Short exercise: Your task is to retype the lines from the opening of the material through the line that includes "const yName = 'Antal barn';". Do not copy the pictures.

Data excerpt:
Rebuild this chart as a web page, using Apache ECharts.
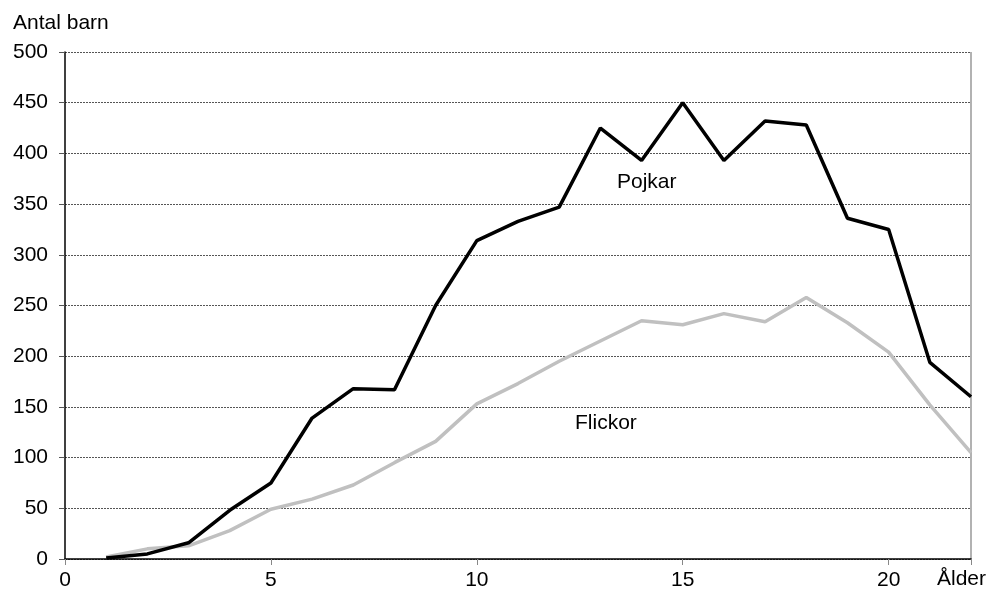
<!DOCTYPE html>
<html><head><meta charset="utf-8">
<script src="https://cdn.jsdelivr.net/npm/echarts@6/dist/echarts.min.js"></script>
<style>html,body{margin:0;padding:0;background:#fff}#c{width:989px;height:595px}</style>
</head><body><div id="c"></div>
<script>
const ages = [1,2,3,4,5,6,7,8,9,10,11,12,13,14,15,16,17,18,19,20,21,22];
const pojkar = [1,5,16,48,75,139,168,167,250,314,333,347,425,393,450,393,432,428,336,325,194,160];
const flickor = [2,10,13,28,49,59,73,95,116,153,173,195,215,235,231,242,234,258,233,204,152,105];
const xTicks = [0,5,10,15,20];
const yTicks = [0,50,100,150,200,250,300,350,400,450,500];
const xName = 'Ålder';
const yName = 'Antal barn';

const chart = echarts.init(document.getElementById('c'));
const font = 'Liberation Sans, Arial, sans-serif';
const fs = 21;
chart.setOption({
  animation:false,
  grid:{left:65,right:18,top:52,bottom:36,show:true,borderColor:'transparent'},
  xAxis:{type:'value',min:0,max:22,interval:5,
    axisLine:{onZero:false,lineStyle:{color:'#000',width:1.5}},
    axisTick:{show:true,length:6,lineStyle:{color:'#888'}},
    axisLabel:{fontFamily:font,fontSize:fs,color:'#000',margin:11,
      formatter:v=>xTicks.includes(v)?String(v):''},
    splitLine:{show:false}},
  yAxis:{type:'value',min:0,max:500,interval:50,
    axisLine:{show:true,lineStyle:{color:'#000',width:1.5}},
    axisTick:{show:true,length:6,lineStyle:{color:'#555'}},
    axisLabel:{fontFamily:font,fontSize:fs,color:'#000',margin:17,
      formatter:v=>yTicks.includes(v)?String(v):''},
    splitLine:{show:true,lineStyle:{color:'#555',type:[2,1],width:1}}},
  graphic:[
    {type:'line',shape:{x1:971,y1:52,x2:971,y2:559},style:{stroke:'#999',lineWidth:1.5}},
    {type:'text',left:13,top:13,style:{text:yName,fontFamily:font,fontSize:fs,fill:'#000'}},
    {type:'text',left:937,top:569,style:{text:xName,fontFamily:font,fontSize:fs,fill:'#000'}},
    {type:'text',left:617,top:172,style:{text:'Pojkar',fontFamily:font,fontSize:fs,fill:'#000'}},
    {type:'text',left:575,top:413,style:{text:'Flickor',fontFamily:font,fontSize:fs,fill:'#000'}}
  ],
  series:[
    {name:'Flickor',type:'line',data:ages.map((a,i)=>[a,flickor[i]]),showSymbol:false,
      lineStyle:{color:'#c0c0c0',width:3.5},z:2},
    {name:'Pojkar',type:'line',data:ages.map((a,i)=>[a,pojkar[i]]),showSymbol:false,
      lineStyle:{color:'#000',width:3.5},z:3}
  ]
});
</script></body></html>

Answer to the task:
Rebuild this chart as a web page, using Apache ECharts.
<!DOCTYPE html>
<html><head><meta charset="utf-8">
<script src="https://cdn.jsdelivr.net/npm/echarts@6/dist/echarts.min.js"></script>
<style>html,body{margin:0;padding:0;background:#fff}#c{width:989px;height:595px}</style>
</head><body><div id="c"></div>
<script>
const ages = [1,2,3,4,5,6,7,8,9,10,11,12,13,14,15,16,17,18,19,20,21,22];
const pojkar = [1,5,16,48,75,139,168,167,250,314,333,347,425,393,450,393,432,428,336,325,194,160];
const flickor = [2,10,13,28,49,59,73,95,116,153,173,195,215,235,231,242,234,258,233,204,152,105];
const xTicks = [0,5,10,15,20];
const yTicks = [0,50,100,150,200,250,300,350,400,450,500];
const xName = 'Ålder';
const yName = 'Antal barn';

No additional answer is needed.